Source code of charts:
□ □ □
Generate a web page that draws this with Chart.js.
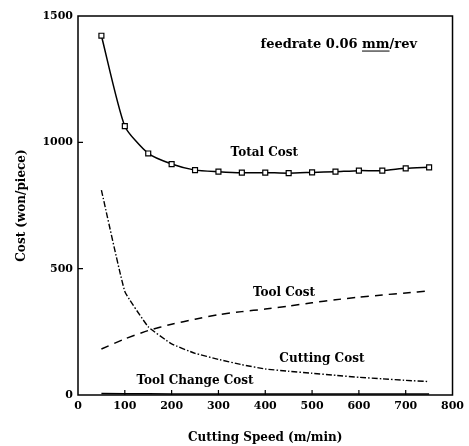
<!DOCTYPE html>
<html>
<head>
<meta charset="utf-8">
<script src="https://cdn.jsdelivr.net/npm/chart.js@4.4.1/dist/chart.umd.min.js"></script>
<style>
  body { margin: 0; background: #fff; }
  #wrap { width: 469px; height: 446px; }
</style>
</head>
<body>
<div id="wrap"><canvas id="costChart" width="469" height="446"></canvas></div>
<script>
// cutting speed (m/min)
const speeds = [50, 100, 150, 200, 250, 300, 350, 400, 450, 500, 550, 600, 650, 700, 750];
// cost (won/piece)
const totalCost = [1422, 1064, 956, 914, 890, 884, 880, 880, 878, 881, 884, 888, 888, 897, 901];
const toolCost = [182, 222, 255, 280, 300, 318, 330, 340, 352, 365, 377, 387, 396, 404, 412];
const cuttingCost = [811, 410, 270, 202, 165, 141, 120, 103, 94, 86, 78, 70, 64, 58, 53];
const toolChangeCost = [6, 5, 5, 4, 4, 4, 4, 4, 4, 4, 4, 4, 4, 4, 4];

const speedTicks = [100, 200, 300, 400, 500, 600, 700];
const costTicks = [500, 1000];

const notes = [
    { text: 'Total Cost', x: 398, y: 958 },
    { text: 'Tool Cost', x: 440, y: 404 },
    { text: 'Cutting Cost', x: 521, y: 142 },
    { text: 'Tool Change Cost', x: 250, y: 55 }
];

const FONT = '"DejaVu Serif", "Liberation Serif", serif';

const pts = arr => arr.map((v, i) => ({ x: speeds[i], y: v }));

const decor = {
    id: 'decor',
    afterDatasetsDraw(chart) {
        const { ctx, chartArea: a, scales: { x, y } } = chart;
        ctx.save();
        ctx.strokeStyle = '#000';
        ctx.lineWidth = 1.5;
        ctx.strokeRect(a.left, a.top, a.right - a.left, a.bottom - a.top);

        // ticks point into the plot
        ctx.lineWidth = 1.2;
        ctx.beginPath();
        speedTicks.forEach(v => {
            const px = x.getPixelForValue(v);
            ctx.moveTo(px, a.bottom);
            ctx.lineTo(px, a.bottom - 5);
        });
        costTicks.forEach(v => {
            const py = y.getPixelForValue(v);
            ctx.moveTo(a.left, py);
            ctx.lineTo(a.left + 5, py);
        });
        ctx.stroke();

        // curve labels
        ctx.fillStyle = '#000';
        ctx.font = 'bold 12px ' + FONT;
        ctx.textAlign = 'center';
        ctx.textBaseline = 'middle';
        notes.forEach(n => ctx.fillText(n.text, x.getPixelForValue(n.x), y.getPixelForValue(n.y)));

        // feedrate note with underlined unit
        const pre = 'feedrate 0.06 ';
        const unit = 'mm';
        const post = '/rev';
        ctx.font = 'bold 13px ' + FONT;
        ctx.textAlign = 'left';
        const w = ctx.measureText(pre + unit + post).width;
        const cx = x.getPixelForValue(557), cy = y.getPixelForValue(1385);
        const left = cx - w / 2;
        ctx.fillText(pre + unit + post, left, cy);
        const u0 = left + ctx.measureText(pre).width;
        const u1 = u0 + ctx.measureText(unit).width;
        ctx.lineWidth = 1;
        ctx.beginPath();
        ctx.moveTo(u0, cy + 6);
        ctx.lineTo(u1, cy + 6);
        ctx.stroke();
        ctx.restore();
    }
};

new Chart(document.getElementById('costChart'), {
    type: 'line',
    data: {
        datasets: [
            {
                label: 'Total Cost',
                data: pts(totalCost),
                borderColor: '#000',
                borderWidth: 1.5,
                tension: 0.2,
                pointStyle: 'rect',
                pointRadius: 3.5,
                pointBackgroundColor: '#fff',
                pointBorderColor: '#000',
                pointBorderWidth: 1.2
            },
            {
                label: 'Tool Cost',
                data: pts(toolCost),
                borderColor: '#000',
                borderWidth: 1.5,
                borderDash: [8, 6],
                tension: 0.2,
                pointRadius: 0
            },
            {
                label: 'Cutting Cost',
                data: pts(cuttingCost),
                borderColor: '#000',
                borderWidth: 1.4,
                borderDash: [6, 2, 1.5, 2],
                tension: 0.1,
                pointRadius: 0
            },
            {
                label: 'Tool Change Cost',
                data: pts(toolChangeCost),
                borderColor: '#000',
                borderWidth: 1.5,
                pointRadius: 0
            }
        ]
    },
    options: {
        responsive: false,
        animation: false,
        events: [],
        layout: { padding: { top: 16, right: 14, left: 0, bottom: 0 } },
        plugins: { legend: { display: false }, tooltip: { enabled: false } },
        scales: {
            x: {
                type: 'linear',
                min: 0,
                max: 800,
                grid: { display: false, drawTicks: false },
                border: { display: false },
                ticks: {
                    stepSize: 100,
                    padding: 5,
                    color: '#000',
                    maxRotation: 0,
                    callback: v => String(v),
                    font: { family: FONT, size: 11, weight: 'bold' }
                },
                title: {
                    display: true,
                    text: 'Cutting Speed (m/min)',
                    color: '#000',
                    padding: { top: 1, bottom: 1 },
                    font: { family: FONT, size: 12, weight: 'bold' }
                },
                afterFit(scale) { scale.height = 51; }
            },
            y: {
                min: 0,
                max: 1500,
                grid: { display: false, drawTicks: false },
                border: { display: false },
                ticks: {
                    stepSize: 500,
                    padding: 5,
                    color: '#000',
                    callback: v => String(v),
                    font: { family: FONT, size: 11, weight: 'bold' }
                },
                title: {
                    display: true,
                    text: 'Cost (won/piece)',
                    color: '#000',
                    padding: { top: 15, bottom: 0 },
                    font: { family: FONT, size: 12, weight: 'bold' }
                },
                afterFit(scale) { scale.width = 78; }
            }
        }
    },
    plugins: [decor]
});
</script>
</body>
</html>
□ □ □
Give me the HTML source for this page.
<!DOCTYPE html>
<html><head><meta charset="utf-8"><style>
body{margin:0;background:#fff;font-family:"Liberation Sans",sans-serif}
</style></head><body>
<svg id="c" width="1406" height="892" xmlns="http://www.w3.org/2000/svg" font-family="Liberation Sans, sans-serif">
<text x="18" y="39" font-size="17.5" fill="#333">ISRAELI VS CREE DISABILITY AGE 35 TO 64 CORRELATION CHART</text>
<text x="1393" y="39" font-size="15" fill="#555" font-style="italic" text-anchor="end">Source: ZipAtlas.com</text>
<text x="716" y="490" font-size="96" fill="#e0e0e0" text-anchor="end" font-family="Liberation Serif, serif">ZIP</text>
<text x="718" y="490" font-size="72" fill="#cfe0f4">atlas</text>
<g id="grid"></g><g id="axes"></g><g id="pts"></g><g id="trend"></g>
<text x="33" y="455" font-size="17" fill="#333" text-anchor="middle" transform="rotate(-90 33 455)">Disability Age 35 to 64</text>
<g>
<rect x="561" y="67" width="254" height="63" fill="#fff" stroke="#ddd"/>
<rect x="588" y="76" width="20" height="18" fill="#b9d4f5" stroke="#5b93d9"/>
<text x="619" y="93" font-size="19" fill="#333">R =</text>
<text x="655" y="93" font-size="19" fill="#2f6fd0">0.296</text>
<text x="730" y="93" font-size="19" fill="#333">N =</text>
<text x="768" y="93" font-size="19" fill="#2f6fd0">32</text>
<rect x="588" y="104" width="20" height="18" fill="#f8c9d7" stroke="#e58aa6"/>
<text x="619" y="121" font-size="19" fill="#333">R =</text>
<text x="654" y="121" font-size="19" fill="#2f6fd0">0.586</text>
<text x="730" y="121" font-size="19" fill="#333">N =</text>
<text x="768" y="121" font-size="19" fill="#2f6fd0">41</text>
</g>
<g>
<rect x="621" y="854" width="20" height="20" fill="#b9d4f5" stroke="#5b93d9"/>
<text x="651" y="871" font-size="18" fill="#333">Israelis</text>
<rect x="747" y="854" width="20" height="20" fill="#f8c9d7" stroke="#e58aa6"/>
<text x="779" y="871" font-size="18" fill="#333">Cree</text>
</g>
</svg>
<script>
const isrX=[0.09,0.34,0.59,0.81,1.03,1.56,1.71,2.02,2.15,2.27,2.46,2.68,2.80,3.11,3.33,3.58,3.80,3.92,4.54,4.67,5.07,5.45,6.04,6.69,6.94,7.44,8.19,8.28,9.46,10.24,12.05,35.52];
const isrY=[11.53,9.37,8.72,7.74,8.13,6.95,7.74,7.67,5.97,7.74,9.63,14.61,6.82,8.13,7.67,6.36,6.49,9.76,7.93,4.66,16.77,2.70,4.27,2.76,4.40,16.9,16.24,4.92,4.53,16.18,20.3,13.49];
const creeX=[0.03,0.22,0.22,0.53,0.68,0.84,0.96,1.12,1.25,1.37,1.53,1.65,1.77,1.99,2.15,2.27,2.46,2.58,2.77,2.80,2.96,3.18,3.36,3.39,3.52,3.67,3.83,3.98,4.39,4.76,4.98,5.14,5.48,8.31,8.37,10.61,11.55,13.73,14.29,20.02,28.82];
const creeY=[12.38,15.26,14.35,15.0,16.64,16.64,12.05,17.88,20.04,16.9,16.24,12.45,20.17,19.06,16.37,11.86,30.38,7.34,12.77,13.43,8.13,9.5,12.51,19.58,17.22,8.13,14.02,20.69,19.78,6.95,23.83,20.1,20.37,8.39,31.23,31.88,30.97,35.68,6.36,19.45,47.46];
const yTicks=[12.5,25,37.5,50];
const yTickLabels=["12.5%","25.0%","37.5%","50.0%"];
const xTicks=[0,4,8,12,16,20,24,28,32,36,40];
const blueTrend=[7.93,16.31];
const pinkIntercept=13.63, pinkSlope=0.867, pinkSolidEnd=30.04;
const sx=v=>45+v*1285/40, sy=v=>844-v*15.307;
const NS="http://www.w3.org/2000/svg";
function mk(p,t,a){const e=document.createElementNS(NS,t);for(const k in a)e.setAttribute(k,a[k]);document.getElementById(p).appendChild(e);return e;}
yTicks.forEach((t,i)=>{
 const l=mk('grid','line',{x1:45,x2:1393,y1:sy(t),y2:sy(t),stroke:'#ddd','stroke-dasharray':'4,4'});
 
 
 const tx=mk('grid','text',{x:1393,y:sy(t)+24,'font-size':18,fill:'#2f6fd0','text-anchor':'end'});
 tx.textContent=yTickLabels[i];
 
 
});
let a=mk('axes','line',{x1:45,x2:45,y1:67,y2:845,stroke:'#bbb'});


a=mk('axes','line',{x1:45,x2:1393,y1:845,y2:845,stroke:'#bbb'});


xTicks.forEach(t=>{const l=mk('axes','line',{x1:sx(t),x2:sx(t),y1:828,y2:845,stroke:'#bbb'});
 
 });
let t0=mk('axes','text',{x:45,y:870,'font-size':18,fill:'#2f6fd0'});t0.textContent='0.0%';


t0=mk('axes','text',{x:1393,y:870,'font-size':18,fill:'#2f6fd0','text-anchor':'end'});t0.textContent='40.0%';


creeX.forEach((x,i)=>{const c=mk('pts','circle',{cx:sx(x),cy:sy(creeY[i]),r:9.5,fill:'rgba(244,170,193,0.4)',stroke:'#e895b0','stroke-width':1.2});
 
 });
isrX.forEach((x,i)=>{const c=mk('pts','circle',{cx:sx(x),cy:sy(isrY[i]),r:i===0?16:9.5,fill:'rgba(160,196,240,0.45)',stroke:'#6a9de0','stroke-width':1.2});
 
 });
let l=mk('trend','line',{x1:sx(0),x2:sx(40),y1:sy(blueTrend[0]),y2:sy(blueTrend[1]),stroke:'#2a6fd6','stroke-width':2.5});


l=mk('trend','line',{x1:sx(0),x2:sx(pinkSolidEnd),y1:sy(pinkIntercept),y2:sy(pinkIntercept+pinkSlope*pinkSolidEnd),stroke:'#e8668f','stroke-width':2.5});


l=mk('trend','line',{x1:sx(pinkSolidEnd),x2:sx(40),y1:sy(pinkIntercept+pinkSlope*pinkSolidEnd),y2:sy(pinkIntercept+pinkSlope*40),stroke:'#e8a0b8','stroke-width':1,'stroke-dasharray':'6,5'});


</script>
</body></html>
□ □ □
Extract the part of the records that opens with the line containing "Generate a web" and closes with the line containing "ctx.strokeRect(a.left, a.top, a.right". Take only those lines, exactly, and no pictures.

Completed task:
Generate a web page that draws this with Chart.js.
<!DOCTYPE html>
<html>
<head>
<meta charset="utf-8">
<script src="https://cdn.jsdelivr.net/npm/chart.js@4.4.1/dist/chart.umd.min.js"></script>
<style>
  body { margin: 0; background: #fff; }
  #wrap { width: 469px; height: 446px; }
</style>
</head>
<body>
<div id="wrap"><canvas id="costChart" width="469" height="446"></canvas></div>
<script>
// cutting speed (m/min)
const speeds = [50, 100, 150, 200, 250, 300, 350, 400, 450, 500, 550, 600, 650, 700, 750];
// cost (won/piece)
const totalCost = [1422, 1064, 956, 914, 890, 884, 880, 880, 878, 881, 884, 888, 888, 897, 901];
const toolCost = [182, 222, 255, 280, 300, 318, 330, 340, 352, 365, 377, 387, 396, 404, 412];
const cuttingCost = [811, 410, 270, 202, 165, 141, 120, 103, 94, 86, 78, 70, 64, 58, 53];
const toolChangeCost = [6, 5, 5, 4, 4, 4, 4, 4, 4, 4, 4, 4, 4, 4, 4];

const speedTicks = [100, 200, 300, 400, 500, 600, 700];
const costTicks = [500, 1000];

const notes = [
    { text: 'Total Cost', x: 398, y: 958 },
    { text: 'Tool Cost', x: 440, y: 404 },
    { text: 'Cutting Cost', x: 521, y: 142 },
    { text: 'Tool Change Cost', x: 250, y: 55 }
];

const FONT = '"DejaVu Serif", "Liberation Serif", serif';

const pts = arr => arr.map((v, i) => ({ x: speeds[i], y: v }));

const decor = {
    id: 'decor',
    afterDatasetsDraw(chart) {
        const { ctx, chartArea: a, scales: { x, y } } = chart;
        ctx.save();
        ctx.strokeStyle = '#000';
        ctx.lineWidth = 1.5;
        ctx.strokeRect(a.left, a.top, a.right - a.left, a.bottom - a.top);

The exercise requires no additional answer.